The government has also allowed manufacturers to charge a small 5 per cent premium on neem-coated urea, which works out to roughly Rs 14 more on a Rs 50 kg bag. Ananth Kumar, Union Minister of Chemicals and Fertiliser, says the use of neem-coated urea (denoted as N, its principal chemical component) could save the government Rs 6,500 crore in subsidy annually.

This is a significant saving, but it pales beside the enormity-financially and politically-of the fertiliser subsidy that is paid on the three major fertilisers, N, phosphatic (P) and potassic (K). Of these, the heaviest subsidy is on urea, a policy that persists, it is said, on account of political pressures.

Urea retails at an administered price of Rs 5,360 a tonne, unchanged for several years, against an average production cost of Rs 18,000 a tonne. This means the government subsidises about 70 per cent of cost compared with 30 per cent or so on P and K fertiliser, prices of which were partially decontrolled under a nutrient-based subsidy scheme in 2010.

The big question
Neem-coated truth: Urea policy isn't a game-changer
No one denies the agronomic and environmental benefits of farmers using neem-coated urea; what is in doubt is the impact the policy will have on the dynamics of the industry. "If you have an elephant and you start decorating the tail, you are not going to change the appearance of the elephant," says Ashok Gulati, Infosys chair professor for agriculture at ICRIER, the Delhi-based think tank. The "elephant" in this case is the fertiliser subsidy the government is finding increasingly difficult to sustain. The Budget Estimate for the subsidy for the current financial year (that is, 2015-16), for instance, is Rs 71,969 crore. But this amount is misleading because it masks the fact that the year started with a Rs 40,000 crore arrears from the previous year.

Nor is this a new development. As a December 2015 note from the Fertiliser Association of India (FAI) points out, "Budget allocations get exhausted in [the] first five months of the financial year due to gross under-budgeting for [the] fertiliser subsidy in the successive Union Budgets. The year ends with carry forward of huge amount of unpaid subsidy bills which has been of the order of Rs 30-40,000 crores for the past three years."

Of this year's Budget allocation, the FAI's note points out, Rs 7,000 crore went towards repaying bank loans for the previous year, leaving the actual subsidy for 2015-16 at Rs 65,969 crore. "This amount got exhausted for urea with the payment... for August 2015, and for P & K fertilisers the allocation is expected to get exhausted with payment for … September/October, 2015," the note added.
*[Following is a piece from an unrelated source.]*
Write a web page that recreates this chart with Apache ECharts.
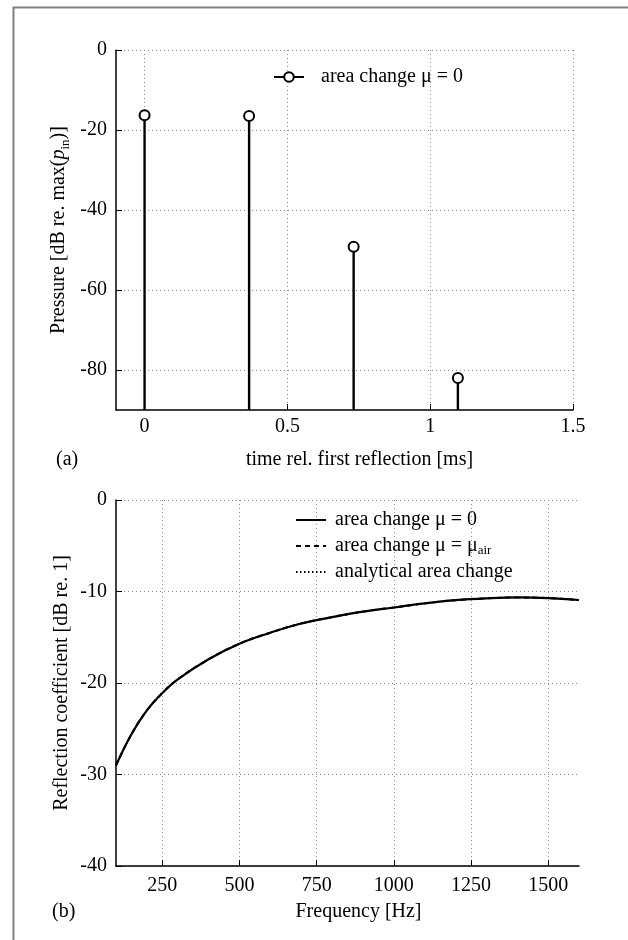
<!DOCTYPE html>
<html>
<head>
<meta charset="utf-8">
<script src="https://cdn.jsdelivr.net/npm/echarts@6/dist/echarts.min.js"></script>
<style>
  html, body { margin: 0; padding: 0; background: #fff; }
  #chart { width: 628px; height: 940px; }
</style>
</head>
<body>
<div id="chart"></div>
<script>
// (a) reflections: time [ms] and level [dB]
const stemTimes = [0, 0.366, 0.732, 1.097]
const stemLevels = [-16.3, -16.5, -49.2, -82]
const timeTicks = [0, 0.5, 1, 1.5]
const levelTicks = [-80, -60, -40, -20, 0]

// (b) reflection coefficient vs frequency
const freqs = [100, 150, 200, 250, 300, 400, 500, 600, 700, 800, 900, 1000, 1100, 1200, 1300, 1400, 1500, 1600]
const muZero = [-29, -25.6, -23.0, -21.1, -19.6, -17.4, -15.7, -14.5, -13.5, -12.8, -12.2, -11.75, -11.3, -10.95, -10.75, -10.65, -10.72, -10.93]
// the three curves lie on top of each other in the picture
const muAir = muZero.slice()
const analytical = muZero.slice()
const freqTicks = [250, 500, 750, 1000, 1250, 1500]

const FONT = 'Liberation Serif'
const FS = 20
const chart = echarts.init(document.getElementById('chart'))

const gridLine = { show: true, lineStyle: { color: '#8a8a8a', type: [1, 3], width: 1 } }
const axisLine = { show: true, onZero: false, lineStyle: { color: '#000', width: 1.5 } }
const tick = { show: true, inside: true, length: 6, lineStyle: { color: '#000', width: 1 } }
const label = { color: '#000', fontFamily: FONT, fontSize: FS, formatter: v => String(v) }
const rich = {
  i: { fontStyle: 'italic', fontFamily: FONT, fontSize: FS, color: '#000' },
  sub: { fontFamily: FONT, fontSize: 13, color: '#000', verticalAlign: 'bottom', lineHeight: 26 }
}
const nameStyle = { color: '#000', fontFamily: FONT, fontSize: FS, rich: rich }

const yMinA = -90

const option = {
  animation: false,
  backgroundColor: '#fff',
  textStyle: { fontFamily: FONT },
  graphic: [
    { type: 'rect', left: 11, top: 5, shape: { width: 700, height: 1000 },
      style: { fill: 'none', stroke: '#808080', lineWidth: 2 } },
    { type: 'text', left: 56, top: 450, style: { text: '(a)', font: FS + 'px "Liberation Serif"', fill: '#000' } },
    { type: 'text', left: 52, top: 902, style: { text: '(b)', font: FS + 'px "Liberation Serif"', fill: '#000' } }
  ],
  legend: [
    {
      data: ['stems'],
      left: 268, top: 62,
      itemWidth: 30, itemHeight: 12,
      formatter: () => 'area change μ = 0',
      lineStyle: { color: '#000', width: 2, opacity: 1 },
      textStyle: { color: '#000', fontFamily: FONT, fontSize: FS, padding: [0, 0, 0, 12] }
    },
    {
      data: ['area change μ = 0', 'area change μ = μair', 'analytical area change'],
      orient: 'vertical',
      left: 290, top: 505,
      itemWidth: 30, itemHeight: 20, itemGap: 5,
      itemStyle: { opacity: 0 },
      formatter: function (n) {
        return n === 'area change μ = μair' ? 'area change μ = μ{sub|air}' : n
      },
      textStyle: {
        color: '#000', fontFamily: FONT, fontSize: FS, lineHeight: 20, padding: [0, 0, 0, 4],
        rich: { sub: { fontFamily: FONT, fontSize: 13, color: '#000', verticalAlign: 'bottom', lineHeight: 22 } }
      }
    }
  ],
  grid: [
    { left: 116, top: 50, width: 457, height: 360 },
    { left: 116, top: 500, width: 463, height: 366 }
  ],
  xAxis: [
    {
      gridIndex: 0, type: 'value', min: -0.1, max: 1.5,
      name: 'time rel. first reflection [ms]', nameLocation: 'middle', nameGap: 40,
      nameMoveOverlap: false,
      nameTextStyle: Object.assign({ padding: [0, 0, 0, 30] }, nameStyle),
      axisLine: axisLine,
      axisTick: Object.assign({ customValues: timeTicks }, tick),
      axisLabel: Object.assign({}, label, { customValues: timeTicks, margin: 7 }),
      splitLine: gridLine
    },
    {
      gridIndex: 1, type: 'value', min: 100, max: 1600,
      name: 'Frequency [Hz]', nameLocation: 'middle', nameGap: 36,
      nameMoveOverlap: false,
      nameTextStyle: Object.assign({ padding: [0, 0, 0, 22] }, nameStyle),
      axisLine: axisLine,
      axisTick: Object.assign({ customValues: freqTicks }, tick),
      axisLabel: Object.assign({}, label, { customValues: freqTicks, margin: 10 }),
      splitLine: gridLine
    }
  ],
  yAxis: [
    {
      gridIndex: 0, type: 'value', min: yMinA, max: 0, interval: 10,
      name: 'Pressure [dB re. max({i|p}{sub|in})]', nameLocation: 'middle', nameGap: 44,
      nameMoveOverlap: false,
      nameTextStyle: nameStyle,
      axisLine: axisLine,
      axisTick: Object.assign({ customValues: levelTicks }, tick),
      axisLabel: Object.assign({}, label, { customValues: levelTicks, margin: 9 }),
      splitLine: gridLine
    },
    {
      gridIndex: 1, type: 'value', min: -40, max: 0, interval: 10,
      name: 'Reflection coefficient [dB re. 1]', nameLocation: 'middle', nameGap: 44,
      nameMoveOverlap: false,
      nameTextStyle: nameStyle,
      axisLine: axisLine,
      axisTick: tick,
      axisLabel: Object.assign({}, label, { margin: 9 }),
      splitLine: gridLine
    }
  ],
  series: [
    {
      name: 'stems', type: 'line', xAxisIndex: 0, yAxisIndex: 0,
      data: stemTimes.map((t, i) => [t, stemLevels[i]]),
      symbol: 'emptyCircle', symbolSize: 10, showSymbol: true,
      itemStyle: { color: '#000', borderColor: '#000', borderWidth: 2 },
      lineStyle: { color: '#000', opacity: 0 },
      z: 4
    },
    {
      type: 'custom', xAxisIndex: 0, yAxisIndex: 0,
      data: stemTimes.map((t, i) => [t, stemLevels[i]]),
      renderItem: function (params, api) {
        const top = api.coord([api.value(0), api.value(1)])
        const bot = api.coord([api.value(0), yMinA])
        return {
          type: 'line',
          shape: { x1: top[0], y1: top[1] + 5, x2: bot[0], y2: bot[1] },
          style: { stroke: '#000', lineWidth: 2.4 }
        }
      },
      z: 3
    },
    {
      name: 'area change μ = 0', type: 'line', xAxisIndex: 1, yAxisIndex: 1,
      data: freqs.map((f, i) => [f, muZero[i]]),
      smooth: 0.4, symbol: 'none',
      lineStyle: { color: '#000', width: 2.2, type: 'solid' },
      itemStyle: { color: '#000' }
    },
    {
      name: 'area change μ = μair', type: 'line', xAxisIndex: 1, yAxisIndex: 1,
      data: freqs.map((f, i) => [f, muAir[i]]),
      smooth: 0.4, symbol: 'none',
      lineStyle: { color: '#000', width: 2, type: [5, 4] },
      itemStyle: { color: '#000' }
    },
    {
      name: 'analytical area change', type: 'line', xAxisIndex: 1, yAxisIndex: 1,
      data: freqs.map((f, i) => [f, analytical[i]]),
      smooth: 0.4, symbol: 'none',
      lineStyle: { color: '#000', width: 1.5, type: [1.5, 2.5] },
      itemStyle: { color: '#000' }
    }
  ]
}

chart.setOption(option)
</script>
</body>
</html>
Fiscal 2016-17 is likely to start with similar arrears.

The irony of the subsidy policy, which was introduced in the seventies and eighties to promote domestic production of fertiliser and make it available to farmers at affordable prices, is three-fold. First, the government's inability to reimburse manufacturers on time means they have to borrow. According to FAI, their average outstanding on a regular basis has resulted in additional annual interest burden of about Rs 3,500 crore for the industry. "With hardly any margins available under the subsidy pricing regime, most of the companies are incurring losses on account of this additional cost of borrowing," the note said.
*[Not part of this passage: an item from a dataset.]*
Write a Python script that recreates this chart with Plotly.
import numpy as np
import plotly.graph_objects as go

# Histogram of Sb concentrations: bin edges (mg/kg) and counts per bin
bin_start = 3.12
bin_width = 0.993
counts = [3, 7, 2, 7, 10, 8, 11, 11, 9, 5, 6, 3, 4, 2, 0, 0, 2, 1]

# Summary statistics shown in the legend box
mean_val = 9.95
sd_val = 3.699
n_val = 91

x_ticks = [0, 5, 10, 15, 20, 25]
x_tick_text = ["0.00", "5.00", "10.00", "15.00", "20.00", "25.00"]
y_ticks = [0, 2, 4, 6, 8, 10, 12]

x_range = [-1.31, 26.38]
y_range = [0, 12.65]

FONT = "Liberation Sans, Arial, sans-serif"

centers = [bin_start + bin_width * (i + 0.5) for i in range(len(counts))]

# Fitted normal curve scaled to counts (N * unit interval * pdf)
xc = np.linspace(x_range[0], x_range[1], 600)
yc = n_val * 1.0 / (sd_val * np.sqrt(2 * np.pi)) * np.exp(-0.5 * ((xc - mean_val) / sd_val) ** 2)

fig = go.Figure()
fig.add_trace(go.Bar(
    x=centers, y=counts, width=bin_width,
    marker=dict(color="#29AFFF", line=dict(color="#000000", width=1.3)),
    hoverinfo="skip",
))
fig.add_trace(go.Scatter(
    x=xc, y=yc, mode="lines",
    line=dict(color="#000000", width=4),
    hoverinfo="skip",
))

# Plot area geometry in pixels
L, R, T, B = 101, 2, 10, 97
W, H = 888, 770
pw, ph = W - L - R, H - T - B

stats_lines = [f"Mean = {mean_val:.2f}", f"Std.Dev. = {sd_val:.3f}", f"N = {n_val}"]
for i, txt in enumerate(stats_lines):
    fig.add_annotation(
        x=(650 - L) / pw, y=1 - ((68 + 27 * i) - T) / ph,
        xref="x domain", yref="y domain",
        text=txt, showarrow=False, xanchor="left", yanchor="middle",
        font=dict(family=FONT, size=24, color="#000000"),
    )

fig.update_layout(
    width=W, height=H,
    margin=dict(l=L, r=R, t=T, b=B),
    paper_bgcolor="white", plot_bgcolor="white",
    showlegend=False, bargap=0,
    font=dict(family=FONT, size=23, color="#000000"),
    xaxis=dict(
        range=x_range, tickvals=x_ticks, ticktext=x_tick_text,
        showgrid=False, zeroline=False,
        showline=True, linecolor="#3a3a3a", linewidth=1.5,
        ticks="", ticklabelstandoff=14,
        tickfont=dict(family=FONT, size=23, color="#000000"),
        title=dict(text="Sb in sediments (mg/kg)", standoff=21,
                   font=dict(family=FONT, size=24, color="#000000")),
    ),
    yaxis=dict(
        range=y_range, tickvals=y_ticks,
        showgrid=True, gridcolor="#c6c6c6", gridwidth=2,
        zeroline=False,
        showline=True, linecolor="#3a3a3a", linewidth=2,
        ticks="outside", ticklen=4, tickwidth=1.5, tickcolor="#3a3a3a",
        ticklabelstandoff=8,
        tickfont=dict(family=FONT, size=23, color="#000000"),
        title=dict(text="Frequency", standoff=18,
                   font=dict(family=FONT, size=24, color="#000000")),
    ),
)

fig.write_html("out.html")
This situation has discouraged investment in new urea plants, so that the government is forced to import to make up the shortfall, which is about a quarter of its total urea requirement - even in a drought year like the 2015-16 kharif season, the government imported about 7.5 million tonnes between April and January.

Second, the average landed price of imported urea is $300 a tonne, which, at the exchange rate of $1 = Rs 69.14, is sold to farmers at $77.52 a tonne (all ports have facilities to spray this imported urea with neem oil). This large differential in retail prices has encouraged illegal and unaccounted for cross-border sales to Nepal and Bangladesh.

Third, the wide price differential between urea and P and K fertiliser- the complex fertiliser Di-ammonium Phosphate, for instance, retails at about Rs 24,000 a tonne - has discouraged the use of the latter, resulting in a serious nutrient imbalance in the soil. An FAI seminar paper showed that the N:P:K ratio was 10:4:1 in 2011-2012 against an ideal 4:2:1. Since then it has grown worse. Government officials say this applies only to six states but these are the principal agricultural states.

The problem, then, comes back to the administered pricing policy and the government's increasing inability to afford the subsidy. Mandating neem-coated urea, though beneficial, is unlikely to help solve these conundrums. Political compulsions, especially compelling after two years of drought, make this an inopportune time to raise prices. Allowing the industry to charge market prices and paying farmers a direct subsidy is one solution that economists and some manufacturers suggests as a via media - and the opening of Jan Dhan bank accounts provides one opportunity to get started. In that sense, neem only coats a bitter reality.